> AIM OF THE EXERCISE
Only the lines from the start of the data through the line containing "0.976, 0.904, 0.788];" should be written out, exactly as they are, with both ends included and the pictures left out.
## start
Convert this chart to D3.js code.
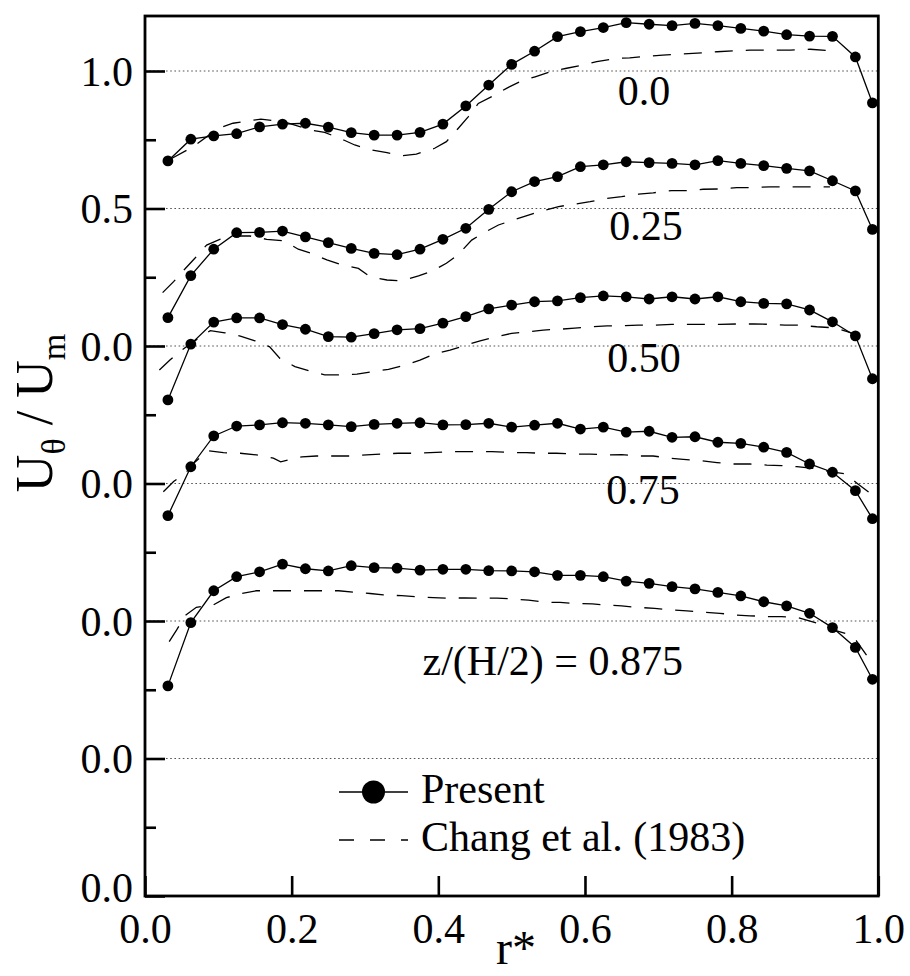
<!DOCTYPE html>
<html>
<head>
<meta charset="utf-8">
<script src="https://cdn.jsdelivr.net/npm/d3@7/dist/d3.min.js"></script>
<style>
  html, body { margin: 0; padding: 0; background: #fff; }
  svg { display: block; }
  text { font-family: "Liberation Serif", "Times New Roman", serif; fill: #000; }
</style>
</head>
<body>
<svg id="chart" width="910" height="976"></svg>
<script>
// ---------------- data ----------------
const rPresent = [0.03125, 0.0625, 0.09375, 0.125, 0.15625, 0.1875, 0.21875, 0.25,
  0.28125, 0.3125, 0.34375, 0.375, 0.40625, 0.4375, 0.46875, 0.5,
  0.53125, 0.5625, 0.59375, 0.625, 0.65625, 0.6875, 0.71875, 0.75,
  0.78125, 0.8125, 0.84375, 0.875, 0.90625, 0.9375, 0.96875, 0.992];

const presentZ000 = [0.673, 0.752, 0.764, 0.772, 0.797, 0.807, 0.810, 0.796, 0.776, 0.767, 0.767, 0.777, 0.807, 0.873, 0.949, 1.024,
  1.072, 1.125, 1.143, 1.158, 1.176, 1.170, 1.165, 1.173, 1.165, 1.155, 1.145, 1.132, 1.127, 1.126, 1.051, 0.884];
const presentZ025 = [0.603, 0.756, 0.852, 0.912, 0.913, 0.918, 0.897, 0.876, 0.855, 0.837, 0.832, 0.852, 0.888, 0.928, 0.997, 1.061,
  1.098, 1.116, 1.152, 1.159, 1.170, 1.167, 1.164, 1.159, 1.174, 1.164, 1.156, 1.146, 1.137, 1.101, 1.064, 0.924];
const presentZ050 = [0.804, 1.007, 1.087, 1.102, 1.102, 1.078, 1.061, 1.034, 1.032, 1.045, 1.059, 1.063, 1.083, 1.107, 1.135, 1.149,
  1.161, 1.164, 1.176, 1.182, 1.179, 1.171, 1.179, 1.171, 1.179, 1.161, 1.155, 1.153, 1.131, 1.088, 1.037, 0.881];
const presentZ075 = [0.883, 1.061, 1.173, 1.209, 1.213, 1.221, 1.219, 1.213, 1.207, 1.215, 1.219, 1.221, 1.213, 1.214, 1.219, 1.205,
  1.212, 1.219, 1.198, 1.205, 1.187, 1.190, 1.168, 1.170, 1.150, 1.146, 1.132, 1.113, 1.071, 1.041, 0.974, 0.872];
const presentZ0875 = [0.764, 0.994, 1.110, 1.161, 1.179, 1.207, 1.190, 1.182, 1.201, 1.194, 1.192, 1.185, 1.188, 1.188, 1.183, 1.182,
  1.179, 1.166, 1.166, 1.161, 1.145, 1.137, 1.125, 1.117, 1.104, 1.091, 1.070, 1.055, 1.028, 0.976, 0.904, 0.788];

const changR000 = [0.035, 0.066, 0.0995, 0.120, 0.158, 0.19, 0.227, 0.245, 0.271, 0.286, 0.309, 0.330, 0.352, 0.370, 0.395, 0.411,
  0.427, 0.441, 0.4545, 0.473, 0.493, 0.511, 0.532, 0.552, 0.575, 0.598, 0.616, 0.643, 0.661, 0.706, 0.747, 0.78, 0.825, 0.88, 0.907, 0.934, 0.945];
const changZ000 = [0.68, 0.725, 0.791, 0.810, 0.825, 0.815, 0.785, 0.777, 0.749, 0.731, 0.713, 0.703, 0.692, 0.698, 0.719, 0.743,
  0.791, 0.834, 0.882, 0.907, 0.937, 0.961, 0.979, 0.997, 1.010, 1.022, 1.034, 1.046, 1.048, 1.058, 1.064, 1.070, 1.076, 1.076, 1.079, 1.074, 1.068];

const changR025 = [0.024, 0.039, 0.055, 0.068, 0.084, 0.102, 0.120, 0.143, 0.166, 0.189, 0.209, 0.227, 0.248, 0.268, 0.291, 0.307,
  0.330, 0.350, 0.373, 0.393, 0.411, 0.427, 0.4455, 0.461, 0.482, 0.502, 0.523, 0.543, 0.564, 0.586, 0.607, 0.630, 0.65, 0.673,
  0.693, 0.718, 0.739, 0.761, 0.781, 0.807, 0.827, 0.852, 0.870, 0.893, 0.911, 0.934];
const changZ025 = [0.694, 0.734, 0.782, 0.819, 0.867, 0.888, 0.9, 0.9, 0.888, 0.883, 0.852, 0.837, 0.813, 0.795, 0.782, 0.752,
  0.740, 0.737, 0.755, 0.774, 0.801, 0.832, 0.885, 0.91, 0.94, 0.958, 0.976, 0.992, 1.007, 1.016, 1.025, 1.037, 1.043, 1.052,
  1.057, 1.065, 1.065, 1.07, 1.071, 1.076, 1.076, 1.079, 1.079, 1.079, 1.079, 1.079];

const changR050 = [0.0196, 0.034, 0.05, 0.064, 0.089, 0.109, 0.130, 0.150, 0.170, 0.184, 0.2045, 0.225, 0.245, 0.27, 0.289, 0.311,
  0.332, 0.355, 0.375, 0.395, 0.416, 0.434, 0.457, 0.48, 0.5, 0.523, 0.543, 0.566, 0.586, 0.611, 0.63, 0.652, 0.673, 0.695,
  0.718, 0.741, 0.761, 0.784, 0.807, 0.830, 0.850, 0.873, 0.89, 0.916, 0.94, 0.961, 0.977];
const changZ050 = [0.913, 0.949, 0.985, 1.012, 1.056, 1.048, 1.036, 1.019, 0.997, 0.955, 0.925, 0.909, 0.895, 0.895, 0.898, 0.907,
  0.915, 0.931, 0.949, 0.971, 0.985, 1.0, 1.019, 1.034, 1.046, 1.052, 1.058, 1.061, 1.065, 1.07, 1.073, 1.074, 1.076, 1.076,
  1.079, 1.079, 1.079, 1.079, 1.08, 1.08, 1.079, 1.076, 1.076, 1.07, 1.066, 1.05, 1.036];

const changR075 = [0.025, 0.039, 0.055, 0.066, 0.086, 0.107, 0.13, 0.152, 0.175, 0.185, 0.214, 0.234, 0.257, 0.28, 0.302, 0.323,
  0.345, 0.366, 0.389, 0.411, 0.432, 0.455, 0.473, 0.495, 0.52, 0.541, 0.561, 0.584, 0.607, 0.63, 0.65, 0.67, 0.693, 0.716,
  0.734, 0.757, 0.78, 0.80, 0.825, 0.848, 0.868, 0.889, 0.911, 0.934, 0.955, 0.970, 0.99];
const changZ075 = [0.97, 1.007, 1.037, 1.073, 1.119, 1.112, 1.110, 1.104, 1.092, 1.079, 1.097, 1.1, 1.1, 1.1, 1.104, 1.107,
  1.110, 1.110, 1.112, 1.115, 1.116, 1.116, 1.116, 1.113, 1.112, 1.11, 1.11, 1.107, 1.107, 1.104, 1.105, 1.1, 1.1, 1.092,
  1.088, 1.083, 1.076, 1.071, 1.071, 1.067, 1.065, 1.061, 1.055, 1.043, 1.035, 1.003, 0.962];

const changR0875 = [0.033, 0.043, 0.055, 0.07, 0.093, 0.111, 0.132, 0.152, 0.18, 0.2, 0.225, 0.245, 0.264, 0.284, 0.307, 0.325,
  0.35, 0.37, 0.393, 0.414, 0.436, 0.459, 0.48, 0.502, 0.523, 0.545, 0.566, 0.584, 0.61, 0.627, 0.65, 0.67, 0.695, 0.718,
  0.739, 0.761, 0.784, 0.805, 0.825, 0.848, 0.868, 0.89, 0.914, 0.932, 0.957, 0.970, 0.986];
const changZ0875 = [0.925, 0.967, 1.02, 1.05, 1.058, 1.085, 1.1, 1.11, 1.11, 1.11, 1.11, 1.11, 1.11, 1.105, 1.1, 1.095,
  1.092, 1.088, 1.085, 1.083, 1.084, 1.083, 1.083, 1.08, 1.076, 1.068, 1.068, 1.064, 1.062, 1.058, 1.055, 1.05, 1.046, 1.04,
  1.037, 1.032, 1.028, 1.022, 1.019, 1.016, 1.016, 1.013, 0.994, 0.973, 0.953, 0.928, 0.868];

const profileOffsets = [0.0, -0.5, -1.0, -1.5, -2.0];
const profileLabels = ["0.0", "0.25", "0.50", "0.75", "z/(H/2) = 0.875"];
const presentSeries = [presentZ000, presentZ025, presentZ050, presentZ075, presentZ0875];
const changRs = [changR000, changR025, changR050, changR075, changR0875];
const changSeries = [changZ000, changZ025, changZ050, changZ075, changZ0875];

const yTickValues = [1.0, 0.5, 0.0, -0.5, -1.0, -1.5, -2.0];
const yTickLabels = ["1.0", "0.5", "0.0", "0.0", "0.0", "0.0", "0.0"];
const yMinorTicks = [0.75, 0.25, -0.25, -0.75, -1.25, -1.75];
const gridValues = [1.0, 0.5, 0.0, -0.5, -1.0, -1.5];
const xTickValues = [0.0, 0.2, 0.4, 0.6, 0.8, 1.0];
const xTickLabels = ["0.0", "0.2", "0.4", "0.6", "0.8", "1.0"];
const legendLabels = ["Present", "Chang et al. (1983)"];

// ---------------- layout ----------------
const svg = d3.select("#chart");
const x = d3.scaleLinear().domain([0, 1]).range([145, 878.3]);
const y = d3.scaleLinear().domain([-2.0, 1.2]).range([896, 16]);
const FONT = 42;

// gridlines
svg.append("g").selectAll("line").data(gridValues).join("line")
  .attr("x1", x(0)).attr("x2", x(1))
  .attr("y1", d => y(d)).attr("y2", d => y(d))
  .attr("stroke", "#555").attr("stroke-width", 1.1)
  .attr("stroke-dasharray", "1.6,2.6");

// Chang dashed curves
const line = d3.line().x(d => x(d[0])).y(d => y(d[1]));
changSeries.forEach((vals, i) => {
  const pts = vals.map((v, j) => [changRs[i][j], v + profileOffsets[i]]);
  svg.append("path").attr("d", line(pts))
    .attr("fill", "none").attr("stroke", "#000").attr("stroke-width", 1.3)
    .attr("stroke-dasharray", "18,13");
});

// Present solid lines with markers
presentSeries.forEach((vals, i) => {
  const pts = vals.map((v, j) => [rPresent[j], v + profileOffsets[i]]);
  svg.append("path").attr("d", line(pts))
    .attr("fill", "none").attr("stroke", "#000").attr("stroke-width", 1.3);
  svg.append("g").selectAll("circle").data(pts).join("circle")
    .attr("cx", d => x(d[0])).attr("cy", d => y(d[1])).attr("r", 5.4)
    .attr("fill", "#000");
});

// profile labels
const labelPos = [
  {px: 644, py: 105, anchor: "middle"},
  {px: 646, py: 240, anchor: "middle"},
  {px: 644, py: 372, anchor: "middle"},
  {px: 643, py: 504, anchor: "middle"},
  {px: 683, py: 675, anchor: "end"}
];
profileLabels.forEach((t, i) => {
  svg.append("text").attr("x", labelPos[i].px).attr("y", labelPos[i].py)
    .attr("text-anchor", labelPos[i].anchor).attr("font-size", FONT).text(t);
});

// axes
const yAxis = d3.axisLeft(y).tickValues(yTickValues)
  .tickFormat((d, i) => yTickLabels[i]).tickSizeInner(-20).tickSizeOuter(0).tickPadding(12);
const gy = svg.append("g").attr("transform", `translate(${x(0)},0)`).call(yAxis);
gy.select(".domain").remove();
gy.selectAll(".tick line").attr("stroke", "#000").attr("stroke-width", 2.6);
gy.selectAll(".tick text").attr("font-size", FONT)
  .attr("font-family", '"Liberation Serif", "Times New Roman", serif').attr("dy", "0.34em");
gy.selectAll(".tick").filter(d => d === -2.0).select("text").attr("dy", "0.12em");

const yMinor = d3.axisLeft(y).tickValues(yMinorTicks).tickFormat("").tickSizeInner(-11).tickSizeOuter(0);
const gym = svg.append("g").attr("transform", `translate(${x(0)},0)`).call(yMinor);
gym.select(".domain").remove();
gym.selectAll(".tick line").attr("stroke", "#000").attr("stroke-width", 2.6);

const xAxis = d3.axisBottom(x).tickValues(xTickValues)
  .tickFormat((d, i) => xTickLabels[i]).tickSizeInner(-20).tickSizeOuter(0).tickPadding(17);
const gx = svg.append("g").attr("transform", `translate(0,${y(-2.0)})`).call(xAxis);
gx.select(".domain").remove();
gx.selectAll(".tick line").attr("stroke", "#000").attr("stroke-width", 2.6);
gx.selectAll(".tick text").attr("font-size", FONT)
  .attr("font-family", '"Liberation Serif", "Times New Roman", serif');

// frame
svg.append("rect").attr("x", x(0)).attr("y", y(1.2))
  .attr("width", x(1) - x(0)).attr("height", y(-2.0) - y(1.2))
  .attr("fill", "none").attr("stroke", "#000").attr("stroke-width", 2.8);

// axis titles
svg.append("text").attr("x", 516).attr("y", 964).attr("text-anchor", "middle")
  .attr("font-size", 48).text("r*");

const yt = svg.append("text").attr("transform", "translate(52,413) rotate(-90)")
  .attr("text-anchor", "middle").attr("font-size", 52);
yt.append("tspan").text("U");
yt.append("tspan").attr("font-size", 34).attr("dy", 13).text("θ");
yt.append("tspan").attr("dy", -13).text(" / U");
yt.append("tspan").attr("font-size", 34).attr("dy", 13).text("m");

// legend
const lg = svg.append("g");
lg.append("line").attr("x1", 339).attr("x2", 408).attr("y1", 792).attr("y2", 792)
  .attr("stroke", "#000").attr("stroke-width", 1.3);
lg.append("circle").attr("cx", 373.5).attr("cy", 792).attr("r", 11.5).attr("fill", "#000");
lg.append("text").attr("x", 421).attr("y", 803).attr("font-size", FONT).text(legendLabels[0]);
lg.append("line").attr("x1", 339).attr("x2", 408).attr("y1", 840).attr("y2", 840)
  .attr("stroke", "#000").attr("stroke-width", 1.3).attr("stroke-dasharray", "15,16");
lg.append("text").attr("x", 421).attr("y", 851).attr("font-size", FONT).text(legendLabels[1]);
</script>
</body>
</html>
## end
> EXERCISE ANSWER
Convert this chart to D3.js code.
<!DOCTYPE html>
<html>
<head>
<meta charset="utf-8">
<script src="https://cdn.jsdelivr.net/npm/d3@7/dist/d3.min.js"></script>
<style>
  html, body { margin: 0; padding: 0; background: #fff; }
  svg { display: block; }
  text { font-family: "Liberation Serif", "Times New Roman", serif; fill: #000; }
</style>
</head>
<body>
<svg id="chart" width="910" height="976"></svg>
<script>
// ---------------- data ----------------
const rPresent = [0.03125, 0.0625, 0.09375, 0.125, 0.15625, 0.1875, 0.21875, 0.25,
  0.28125, 0.3125, 0.34375, 0.375, 0.40625, 0.4375, 0.46875, 0.5,
  0.53125, 0.5625, 0.59375, 0.625, 0.65625, 0.6875, 0.71875, 0.75,
  0.78125, 0.8125, 0.84375, 0.875, 0.90625, 0.9375, 0.96875, 0.992];

const presentZ000 = [0.673, 0.752, 0.764, 0.772, 0.797, 0.807, 0.810, 0.796, 0.776, 0.767, 0.767, 0.777, 0.807, 0.873, 0.949, 1.024,
  1.072, 1.125, 1.143, 1.158, 1.176, 1.170, 1.165, 1.173, 1.165, 1.155, 1.145, 1.132, 1.127, 1.126, 1.051, 0.884];
const presentZ025 = [0.603, 0.756, 0.852, 0.912, 0.913, 0.918, 0.897, 0.876, 0.855, 0.837, 0.832, 0.852, 0.888, 0.928, 0.997, 1.061,
  1.098, 1.116, 1.152, 1.159, 1.170, 1.167, 1.164, 1.159, 1.174, 1.164, 1.156, 1.146, 1.137, 1.101, 1.064, 0.924];
const presentZ050 = [0.804, 1.007, 1.087, 1.102, 1.102, 1.078, 1.061, 1.034, 1.032, 1.045, 1.059, 1.063, 1.083, 1.107, 1.135, 1.149,
  1.161, 1.164, 1.176, 1.182, 1.179, 1.171, 1.179, 1.171, 1.179, 1.161, 1.155, 1.153, 1.131, 1.088, 1.037, 0.881];
const presentZ075 = [0.883, 1.061, 1.173, 1.209, 1.213, 1.221, 1.219, 1.213, 1.207, 1.215, 1.219, 1.221, 1.213, 1.214, 1.219, 1.205,
  1.212, 1.219, 1.198, 1.205, 1.187, 1.190, 1.168, 1.170, 1.150, 1.146, 1.132, 1.113, 1.071, 1.041, 0.974, 0.872];
const presentZ0875 = [0.764, 0.994, 1.110, 1.161, 1.179, 1.207, 1.190, 1.182, 1.201, 1.194, 1.192, 1.185, 1.188, 1.188, 1.183, 1.182,
  1.179, 1.166, 1.166, 1.161, 1.145, 1.137, 1.125, 1.117, 1.104, 1.091, 1.070, 1.055, 1.028, 0.976, 0.904, 0.788];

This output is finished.